*DATA BLOCK:*
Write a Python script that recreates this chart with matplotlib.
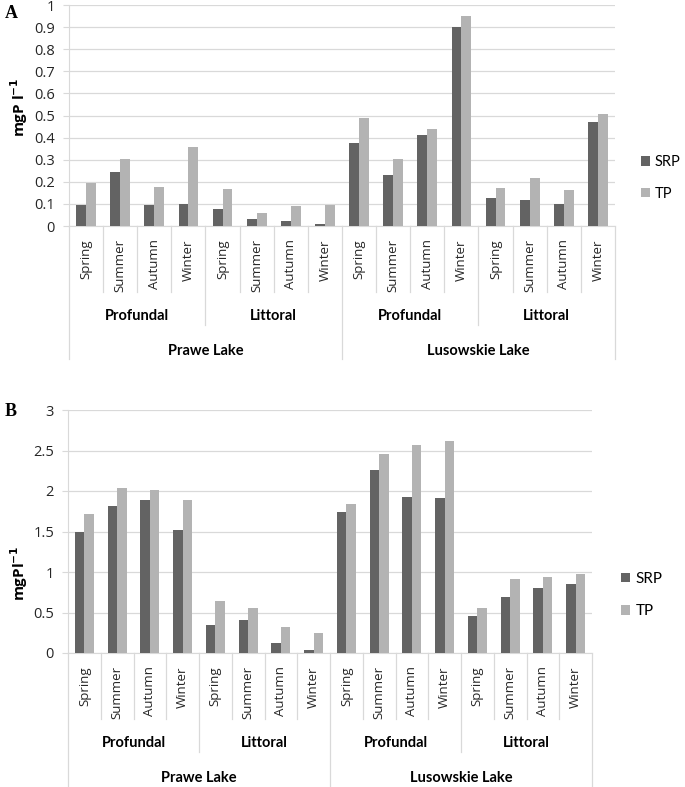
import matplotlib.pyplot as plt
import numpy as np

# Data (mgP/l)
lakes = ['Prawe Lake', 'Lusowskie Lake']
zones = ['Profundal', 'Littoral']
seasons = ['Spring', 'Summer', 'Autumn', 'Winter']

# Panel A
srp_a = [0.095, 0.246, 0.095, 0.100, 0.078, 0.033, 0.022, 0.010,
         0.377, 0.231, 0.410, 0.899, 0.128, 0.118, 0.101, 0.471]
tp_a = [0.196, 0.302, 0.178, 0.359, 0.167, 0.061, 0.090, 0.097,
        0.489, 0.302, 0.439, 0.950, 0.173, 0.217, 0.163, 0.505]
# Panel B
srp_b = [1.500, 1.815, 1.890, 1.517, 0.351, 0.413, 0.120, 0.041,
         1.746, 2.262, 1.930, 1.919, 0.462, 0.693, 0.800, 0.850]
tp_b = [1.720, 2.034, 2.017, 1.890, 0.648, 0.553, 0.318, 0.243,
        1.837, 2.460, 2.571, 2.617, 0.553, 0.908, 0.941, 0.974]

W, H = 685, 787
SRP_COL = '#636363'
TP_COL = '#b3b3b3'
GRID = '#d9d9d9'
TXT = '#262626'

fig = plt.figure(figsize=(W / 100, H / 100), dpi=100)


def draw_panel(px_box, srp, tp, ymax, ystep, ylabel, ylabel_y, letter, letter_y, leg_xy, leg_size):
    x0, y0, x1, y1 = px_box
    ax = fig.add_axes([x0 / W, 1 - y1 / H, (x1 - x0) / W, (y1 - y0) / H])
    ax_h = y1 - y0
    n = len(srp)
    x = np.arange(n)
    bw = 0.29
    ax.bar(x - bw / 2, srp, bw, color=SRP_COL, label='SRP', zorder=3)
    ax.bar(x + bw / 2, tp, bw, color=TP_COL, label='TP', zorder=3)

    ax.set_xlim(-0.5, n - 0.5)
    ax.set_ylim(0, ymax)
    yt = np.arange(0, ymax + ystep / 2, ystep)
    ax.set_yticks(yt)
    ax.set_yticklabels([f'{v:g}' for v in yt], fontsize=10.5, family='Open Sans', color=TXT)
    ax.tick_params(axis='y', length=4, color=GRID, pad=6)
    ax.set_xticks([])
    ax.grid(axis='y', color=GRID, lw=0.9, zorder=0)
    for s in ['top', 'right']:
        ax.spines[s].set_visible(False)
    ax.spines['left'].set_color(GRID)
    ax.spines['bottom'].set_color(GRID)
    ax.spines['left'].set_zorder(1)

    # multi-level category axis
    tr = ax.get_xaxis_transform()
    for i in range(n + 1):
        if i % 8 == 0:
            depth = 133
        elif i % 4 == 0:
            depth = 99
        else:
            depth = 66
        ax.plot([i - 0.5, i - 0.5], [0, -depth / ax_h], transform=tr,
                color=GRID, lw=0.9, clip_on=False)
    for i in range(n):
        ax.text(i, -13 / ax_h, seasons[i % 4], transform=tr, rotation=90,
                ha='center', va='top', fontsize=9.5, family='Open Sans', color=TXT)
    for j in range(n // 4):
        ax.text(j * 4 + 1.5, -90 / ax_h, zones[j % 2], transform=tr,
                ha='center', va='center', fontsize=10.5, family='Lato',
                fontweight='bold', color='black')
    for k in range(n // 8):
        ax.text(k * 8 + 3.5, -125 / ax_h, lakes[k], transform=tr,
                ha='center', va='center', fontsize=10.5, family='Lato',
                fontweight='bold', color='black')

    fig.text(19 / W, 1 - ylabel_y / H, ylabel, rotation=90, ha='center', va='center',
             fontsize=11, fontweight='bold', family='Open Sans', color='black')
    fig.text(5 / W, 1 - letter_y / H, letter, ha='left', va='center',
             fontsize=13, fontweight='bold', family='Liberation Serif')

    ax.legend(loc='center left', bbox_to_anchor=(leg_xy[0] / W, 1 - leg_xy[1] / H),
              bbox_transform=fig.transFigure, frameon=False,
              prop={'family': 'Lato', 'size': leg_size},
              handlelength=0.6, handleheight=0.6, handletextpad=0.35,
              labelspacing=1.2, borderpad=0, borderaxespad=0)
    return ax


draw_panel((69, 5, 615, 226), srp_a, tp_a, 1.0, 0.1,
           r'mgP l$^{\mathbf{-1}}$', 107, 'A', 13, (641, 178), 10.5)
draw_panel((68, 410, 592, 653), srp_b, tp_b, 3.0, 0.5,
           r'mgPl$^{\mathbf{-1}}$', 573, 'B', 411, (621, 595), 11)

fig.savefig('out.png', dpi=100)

*SET TASK:*
Please take the lines from the beginning of the data above through the line holding "seasons = ['Spring', 'Summer', 'Autumn', 'Winter']" and transcribe them exactly, without any pictures.

*SOLUTION TO THIS EXERCISE:*
Write a Python script that recreates this chart with matplotlib.
import matplotlib.pyplot as plt
import numpy as np

# Data (mgP/l)
lakes = ['Prawe Lake', 'Lusowskie Lake']
zones = ['Profundal', 'Littoral']
seasons = ['Spring', 'Summer', 'Autumn', 'Winter']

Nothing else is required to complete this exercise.